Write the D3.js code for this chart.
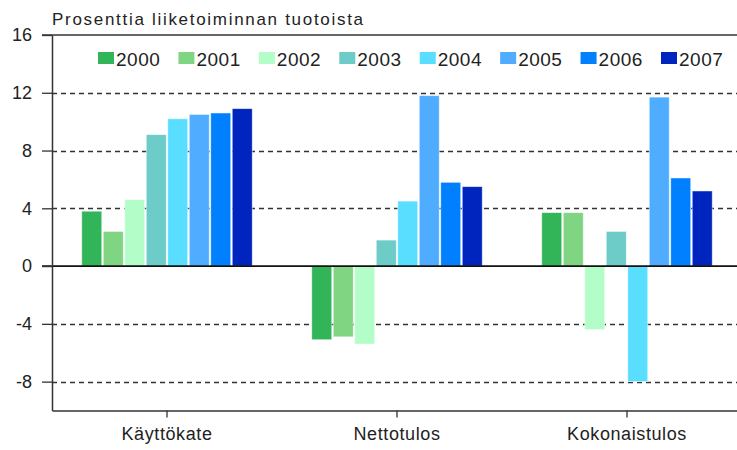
<!DOCTYPE html>
<html>
<head>
<meta charset="utf-8">
<script src="https://cdn.jsdelivr.net/npm/d3@7"></script>
<style>
  body { margin: 0; background: #fff; }
  text { font-family: "Liberation Sans", Arial, sans-serif; fill: #222; }
</style>
</head>
<body>
<svg id="chart" width="737" height="450"></svg>
<script>
// data
var categories = ["Käyttökate", "Nettotulos", "Kokonaistulos"];
var years = ["2000", "2001", "2002", "2003", "2004", "2005", "2006", "2007"];
var kayttokate = [3.8, 2.4, 4.6, 9.1, 10.2, 10.5, 10.6, 10.9];
var nettotulos = [-5.1, -4.9, -5.4, 1.8, 4.5, 11.8, 5.8, 5.5];
var kokonaistulos = [3.7, 3.7, -4.4, 2.4, -8.0, 11.7, 6.1, 5.2];
var yTicks = [-8, -4, 0, 4, 8, 12, 16];
var colors = ["#32b458", "#80d582", "#b3fdc9", "#6dcbc8", "#5adeff", "#50acff", "#0080ff", "#0024be"];
var titleText = "Prosenttia liiketoiminnan tuotoista";

var series = [kayttokate, nettotulos, kokonaistulos];

var svg = d3.select("#chart");
var plotLeft = 52, plotTop = 35, plotBottom = 410.5, plotRight = 742;

var y = d3.scaleLinear().domain([-10, 16]).range([plotBottom, plotTop]);
var x0 = d3.scaleBand().domain(categories).range([plotLeft, plotRight]);
var x1 = d3.scaleBand().domain(years).range([0, x0.bandwidth()])
			.paddingInner(0.07).paddingOuter(1.385);
var color = d3.scaleOrdinal().domain(years).range(colors);

// dashed grid lines
svg.append("g").selectAll("line")
	.data(yTicks.filter(function(d){ return d != 0 && d != 16; }))
	.enter().append("line")
	.attr("x1", plotLeft).attr("x2", 737)
	.attr("y1", function(d){ return Math.round(y(d)) + 0.5; })
	.attr("y2", function(d){ return Math.round(y(d)) + 0.5; })
	.attr("stroke", "#333")
	.attr("stroke-width", 1.3)
	.attr("stroke-dasharray", "5,4");

// top border
svg.append("line")
	.attr("x1", plotLeft - 10).attr("x2", 737)
	.attr("y1", y(16)).attr("y2", y(16))
	.attr("stroke", "#333").attr("stroke-width", 1.5);

// bars
var groups = svg.append("g").selectAll("g")
	.data(categories)
	.enter().append("g")
	.attr("transform", function(d){ return "translate(" + x0(d) + ",0)"; });

groups.selectAll("rect")
	.data(function(d, i){
		return years.map(function(yr, j){ return {year: yr, value: series[i][j]}; });
	})
	.enter().append("rect")
	.attr("x", function(d){ return x1(d.year); })
	.attr("width", x1.bandwidth())
	.attr("y", function(d){ return y(Math.max(0, d.value)); })
	.attr("height", function(d){ return Math.abs(y(d.value) - y(0)); })
	.attr("fill", function(d){ return color(d.year); })
	.attr("stroke", "rgba(255,255,255,0.6)")
	.attr("stroke-width", 0.8);

// zero line
svg.append("line")
	.attr("x1", plotLeft - 10).attr("x2", 737)
	.attr("y1", y(0)).attr("y2", y(0))
	.attr("stroke", "#111").attr("stroke-width", 1.8);

// y axis (plain hyphen for negatives, as in the original)
var yAxis = svg.append("g")
	.attr("transform", "translate(" + plotLeft + ",0)")
	.call(d3.axisLeft(y).tickValues(yTicks).tickFormat(function(d){ return String(d); })
		.tickSize(10).tickSizeOuter(0).tickPadding(10));
yAxis.select(".domain").attr("stroke", "#333").attr("stroke-width", 1.5);
yAxis.selectAll(".tick line").attr("stroke", "#333").attr("stroke-width", 1.3);
yAxis.selectAll("text")
	.style("font-size", "18px")
	.style("font-family", "Liberation Sans, Arial, sans-serif")
	.attr("fill", "#222");

// x axis
var xAxis = svg.append("g")
	.attr("transform", "translate(0," + plotBottom + ")")
	.call(d3.axisBottom(x0).tickSize(7).tickSizeOuter(0).tickPadding(10));
xAxis.select(".domain").attr("stroke", "#333").attr("stroke-width", 1.5);
xAxis.selectAll(".tick line").attr("stroke", "#333").attr("stroke-width", 1.3);
xAxis.selectAll("text")
	.style("font-size", "18px")
	.style("font-family", "Liberation Sans, Arial, sans-serif")
	.style("letter-spacing", "0.6px")
	.attr("fill", "#222");

// title
svg.append("text")
	.attr("x", plotLeft)
	.attr("y", 25)
	.style("font-size", "17px")
	.style("letter-spacing", "1.7px")
	.text(titleText);

// legend
var lx = d3.scaleLinear().domain([0, years.length - 1]).range([98, 661]);
var legend = svg.append("g").selectAll("g")
	.data(years)
	.enter().append("g")
	.attr("transform", function(d, i){ return "translate(" + lx(i) + ",52)"; });
legend.append("rect")
	.attr("width", 16).attr("height", 12)
	.attr("fill", function(d){ return color(d); });
legend.append("text")
	.attr("x", 18).attr("y", 13.5)
	.style("font-size", "19px")
	.style("letter-spacing", "0.5px")
	.text(function(d){ return d; });
</script>
</body>
</html>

- _WORK TO BE COMPLETED_
Quote in full the listing given above; the images are to be left out.

- _EXERCISE OUTPUT_
Write the D3.js code for this chart.
<!DOCTYPE html>
<html>
<head>
<meta charset="utf-8">
<script src="https://cdn.jsdelivr.net/npm/d3@7"></script>
<style>
  body { margin: 0; background: #fff; }
  text { font-family: "Liberation Sans", Arial, sans-serif; fill: #222; }
</style>
</head>
<body>
<svg id="chart" width="737" height="450"></svg>
<script>
// data
var categories = ["Käyttökate", "Nettotulos", "Kokonaistulos"];
var years = ["2000", "2001", "2002", "2003", "2004", "2005", "2006", "2007"];
var kayttokate = [3.8, 2.4, 4.6, 9.1, 10.2, 10.5, 10.6, 10.9];
var nettotulos = [-5.1, -4.9, -5.4, 1.8, 4.5, 11.8, 5.8, 5.5];
var kokonaistulos = [3.7, 3.7, -4.4, 2.4, -8.0, 11.7, 6.1, 5.2];
var yTicks = [-8, -4, 0, 4, 8, 12, 16];
var colors = ["#32b458", "#80d582", "#b3fdc9", "#6dcbc8", "#5adeff", "#50acff", "#0080ff", "#0024be"];
var titleText = "Prosenttia liiketoiminnan tuotoista";

var series = [kayttokate, nettotulos, kokonaistulos];

var svg = d3.select("#chart");
var plotLeft = 52, plotTop = 35, plotBottom = 410.5, plotRight = 742;

var y = d3.scaleLinear().domain([-10, 16]).range([plotBottom, plotTop]);
var x0 = d3.scaleBand().domain(categories).range([plotLeft, plotRight]);
var x1 = d3.scaleBand().domain(years).range([0, x0.bandwidth()])
			.paddingInner(0.07).paddingOuter(1.385);
var color = d3.scaleOrdinal().domain(years).range(colors);

// dashed grid lines
svg.append("g").selectAll("line")
	.data(yTicks.filter(function(d){ return d != 0 && d != 16; }))
	.enter().append("line")
	.attr("x1", plotLeft).attr("x2", 737)
	.attr("y1", function(d){ return Math.round(y(d)) + 0.5; })
	.attr("y2", function(d){ return Math.round(y(d)) + 0.5; })
	.attr("stroke", "#333")
	.attr("stroke-width", 1.3)
	.attr("stroke-dasharray", "5,4");

// top border
svg.append("line")
	.attr("x1", plotLeft - 10).attr("x2", 737)
	.attr("y1", y(16)).attr("y2", y(16))
	.attr("stroke", "#333").attr("stroke-width", 1.5);

// bars
var groups = svg.append("g").selectAll("g")
	.data(categories)
	.enter().append("g")
	.attr("transform", function(d){ return "translate(" + x0(d) + ",0)"; });

groups.selectAll("rect")
	.data(function(d, i){
		return years.map(function(yr, j){ return {year: yr, value: series[i][j]}; });
	})
	.enter().append("rect")
	.attr("x", function(d){ return x1(d.year); })
	.attr("width", x1.bandwidth())
	.attr("y", function(d){ return y(Math.max(0, d.value)); })
	.attr("height", function(d){ return Math.abs(y(d.value) - y(0)); })
	.attr("fill", function(d){ return color(d.year); })
	.attr("stroke", "rgba(255,255,255,0.6)")
	.attr("stroke-width", 0.8);

// zero line
svg.append("line")
	.attr("x1", plotLeft - 10).attr("x2", 737)
	.attr("y1", y(0)).attr("y2", y(0))
	.attr("stroke", "#111").attr("stroke-width", 1.8);

// y axis (plain hyphen for negatives, as in the original)
var yAxis = svg.append("g")
	.attr("transform", "translate(" + plotLeft + ",0)")
	.call(d3.axisLeft(y).tickValues(yTicks).tickFormat(function(d){ return String(d); })
		.tickSize(10).tickSizeOuter(0).tickPadding(10));
yAxis.select(".domain").attr("stroke", "#333").attr("stroke-width", 1.5);
yAxis.selectAll(".tick line").attr("stroke", "#333").attr("stroke-width", 1.3);
yAxis.selectAll("text")
	.style("font-size", "18px")
	.style("font-family", "Liberation Sans, Arial, sans-serif")
	.attr("fill", "#222");

// x axis
var xAxis = svg.append("g")
	.attr("transform", "translate(0," + plotBottom + ")")
	.call(d3.axisBottom(x0).tickSize(7).tickSizeOuter(0).tickPadding(10));
xAxis.select(".domain").attr("stroke", "#333").attr("stroke-width", 1.5);
xAxis.selectAll(".tick line").attr("stroke", "#333").attr("stroke-width", 1.3);
xAxis.selectAll("text")
	.style("font-size", "18px")
	.style("font-family", "Liberation Sans, Arial, sans-serif")
	.style("letter-spacing", "0.6px")
	.attr("fill", "#222");

// title
svg.append("text")
	.attr("x", plotLeft)
	.attr("y", 25)
	.style("font-size", "17px")
	.style("letter-spacing", "1.7px")
	.text(titleText);

// legend
var lx = d3.scaleLinear().domain([0, years.length - 1]).range([98, 661]);
var legend = svg.append("g").selectAll("g")
	.data(years)
	.enter().append("g")
	.attr("transform", function(d, i){ return "translate(" + lx(i) + ",52)"; });
legend.append("rect")
	.attr("width", 16).attr("height", 12)
	.attr("fill", function(d){ return color(d); });
legend.append("text")
	.attr("x", 18).attr("y", 13.5)
	.style("font-size", "19px")
	.style("letter-spacing", "0.5px")
	.text(function(d){ return d; });
</script>
</body>
</html>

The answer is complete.